What you will do
Write out the data below in full. Keep it exact.

Raw data
====

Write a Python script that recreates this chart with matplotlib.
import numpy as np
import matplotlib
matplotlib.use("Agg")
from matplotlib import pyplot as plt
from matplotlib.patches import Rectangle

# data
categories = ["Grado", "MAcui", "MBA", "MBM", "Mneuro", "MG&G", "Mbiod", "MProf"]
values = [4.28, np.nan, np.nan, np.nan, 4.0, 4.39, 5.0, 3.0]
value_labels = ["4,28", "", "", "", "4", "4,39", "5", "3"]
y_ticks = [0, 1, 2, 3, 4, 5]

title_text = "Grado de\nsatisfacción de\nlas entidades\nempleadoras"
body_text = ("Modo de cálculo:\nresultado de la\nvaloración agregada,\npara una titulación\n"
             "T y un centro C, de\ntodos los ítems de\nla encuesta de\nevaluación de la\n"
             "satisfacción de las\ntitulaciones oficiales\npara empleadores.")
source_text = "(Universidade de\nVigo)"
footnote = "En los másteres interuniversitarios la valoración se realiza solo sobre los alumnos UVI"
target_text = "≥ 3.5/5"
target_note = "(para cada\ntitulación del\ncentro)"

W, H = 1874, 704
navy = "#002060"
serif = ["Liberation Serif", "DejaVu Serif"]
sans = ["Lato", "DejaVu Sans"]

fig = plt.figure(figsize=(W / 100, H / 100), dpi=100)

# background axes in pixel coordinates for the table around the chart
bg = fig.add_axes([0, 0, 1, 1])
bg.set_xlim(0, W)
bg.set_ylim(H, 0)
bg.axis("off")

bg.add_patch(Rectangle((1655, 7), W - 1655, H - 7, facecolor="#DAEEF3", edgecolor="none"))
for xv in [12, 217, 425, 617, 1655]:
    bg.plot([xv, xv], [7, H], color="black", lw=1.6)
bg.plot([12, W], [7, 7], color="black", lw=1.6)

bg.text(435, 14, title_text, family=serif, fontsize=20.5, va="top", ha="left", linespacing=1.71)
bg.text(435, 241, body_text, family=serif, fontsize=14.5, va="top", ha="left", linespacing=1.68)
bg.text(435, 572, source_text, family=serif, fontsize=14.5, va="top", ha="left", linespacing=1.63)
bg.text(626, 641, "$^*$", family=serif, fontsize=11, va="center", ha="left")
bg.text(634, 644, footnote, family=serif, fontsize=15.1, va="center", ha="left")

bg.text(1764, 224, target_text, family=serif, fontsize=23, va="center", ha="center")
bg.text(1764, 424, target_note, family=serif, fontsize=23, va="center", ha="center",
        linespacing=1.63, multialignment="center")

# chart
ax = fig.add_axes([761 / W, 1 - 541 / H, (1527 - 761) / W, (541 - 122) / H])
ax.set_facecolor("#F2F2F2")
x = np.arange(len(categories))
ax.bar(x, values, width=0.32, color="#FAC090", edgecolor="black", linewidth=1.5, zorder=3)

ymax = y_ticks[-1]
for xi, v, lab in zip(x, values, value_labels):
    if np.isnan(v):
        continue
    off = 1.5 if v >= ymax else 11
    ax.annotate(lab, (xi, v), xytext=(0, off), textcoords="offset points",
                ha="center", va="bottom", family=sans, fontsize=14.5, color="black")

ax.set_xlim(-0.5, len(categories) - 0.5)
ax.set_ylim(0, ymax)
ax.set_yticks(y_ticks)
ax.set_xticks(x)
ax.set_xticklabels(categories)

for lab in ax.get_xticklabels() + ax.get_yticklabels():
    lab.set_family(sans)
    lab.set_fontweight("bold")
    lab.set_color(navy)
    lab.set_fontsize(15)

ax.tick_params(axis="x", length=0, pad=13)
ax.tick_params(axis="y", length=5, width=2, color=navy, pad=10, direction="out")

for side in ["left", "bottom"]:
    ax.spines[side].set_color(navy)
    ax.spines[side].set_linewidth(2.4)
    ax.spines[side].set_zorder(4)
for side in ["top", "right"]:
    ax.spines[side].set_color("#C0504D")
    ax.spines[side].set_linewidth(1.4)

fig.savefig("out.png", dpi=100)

====

Exercise solution
Write a Python script that recreates this chart with matplotlib.
import numpy as np
import matplotlib
matplotlib.use("Agg")
from matplotlib import pyplot as plt
from matplotlib.patches import Rectangle

# data
categories = ["Grado", "MAcui", "MBA", "MBM", "Mneuro", "MG&G", "Mbiod", "MProf"]
values = [4.28, np.nan, np.nan, np.nan, 4.0, 4.39, 5.0, 3.0]
value_labels = ["4,28", "", "", "", "4", "4,39", "5", "3"]
y_ticks = [0, 1, 2, 3, 4, 5]

title_text = "Grado de\nsatisfacción de\nlas entidades\nempleadoras"
body_text = ("Modo de cálculo:\nresultado de la\nvaloración agregada,\npara una titulación\n"
             "T y un centro C, de\ntodos los ítems de\nla encuesta de\nevaluación de la\n"
             "satisfacción de las\ntitulaciones oficiales\npara empleadores.")
source_text = "(Universidade de\nVigo)"
footnote = "En los másteres interuniversitarios la valoración se realiza solo sobre los alumnos UVI"
target_text = "≥ 3.5/5"
target_note = "(para cada\ntitulación del\ncentro)"

W, H = 1874, 704
navy = "#002060"
serif = ["Liberation Serif", "DejaVu Serif"]
sans = ["Lato", "DejaVu Sans"]

fig = plt.figure(figsize=(W / 100, H / 100), dpi=100)

# background axes in pixel coordinates for the table around the chart
bg = fig.add_axes([0, 0, 1, 1])
bg.set_xlim(0, W)
bg.set_ylim(H, 0)
bg.axis("off")

bg.add_patch(Rectangle((1655, 7), W - 1655, H - 7, facecolor="#DAEEF3", edgecolor="none"))
for xv in [12, 217, 425, 617, 1655]:
    bg.plot([xv, xv], [7, H], color="black", lw=1.6)
bg.plot([12, W], [7, 7], color="black", lw=1.6)

bg.text(435, 14, title_text, family=serif, fontsize=20.5, va="top", ha="left", linespacing=1.71)
bg.text(435, 241, body_text, family=serif, fontsize=14.5, va="top", ha="left", linespacing=1.68)
bg.text(435, 572, source_text, family=serif, fontsize=14.5, va="top", ha="left", linespacing=1.63)
bg.text(626, 641, "$^*$", family=serif, fontsize=11, va="center", ha="left")
bg.text(634, 644, footnote, family=serif, fontsize=15.1, va="center", ha="left")

bg.text(1764, 224, target_text, family=serif, fontsize=23, va="center", ha="center")
bg.text(1764, 424, target_note, family=serif, fontsize=23, va="center", ha="center",
        linespacing=1.63, multialignment="center")

# chart
ax = fig.add_axes([761 / W, 1 - 541 / H, (1527 - 761) / W, (541 - 122) / H])
ax.set_facecolor("#F2F2F2")
x = np.arange(len(categories))
ax.bar(x, values, width=0.32, color="#FAC090", edgecolor="black", linewidth=1.5, zorder=3)

ymax = y_ticks[-1]
for xi, v, lab in zip(x, values, value_labels):
    if np.isnan(v):
        continue
    off = 1.5 if v >= ymax else 11
    ax.annotate(lab, (xi, v), xytext=(0, off), textcoords="offset points",
                ha="center", va="bottom", family=sans, fontsize=14.5, color="black")

ax.set_xlim(-0.5, len(categories) - 0.5)
ax.set_ylim(0, ymax)
ax.set_yticks(y_ticks)
ax.set_xticks(x)
ax.set_xticklabels(categories)

for lab in ax.get_xticklabels() + ax.get_yticklabels():
    lab.set_family(sans)
    lab.set_fontweight("bold")
    lab.set_color(navy)
    lab.set_fontsize(15)

ax.tick_params(axis="x", length=0, pad=13)
ax.tick_params(axis="y", length=5, width=2, color=navy, pad=10, direction="out")

for side in ["left", "bottom"]:
    ax.spines[side].set_color(navy)
    ax.spines[side].set_linewidth(2.4)
    ax.spines[side].set_zorder(4)
for side in ["top", "right"]:
    ax.spines[side].set_color("#C0504D")
    ax.spines[side].set_linewidth(1.4)

fig.savefig("out.png", dpi=100)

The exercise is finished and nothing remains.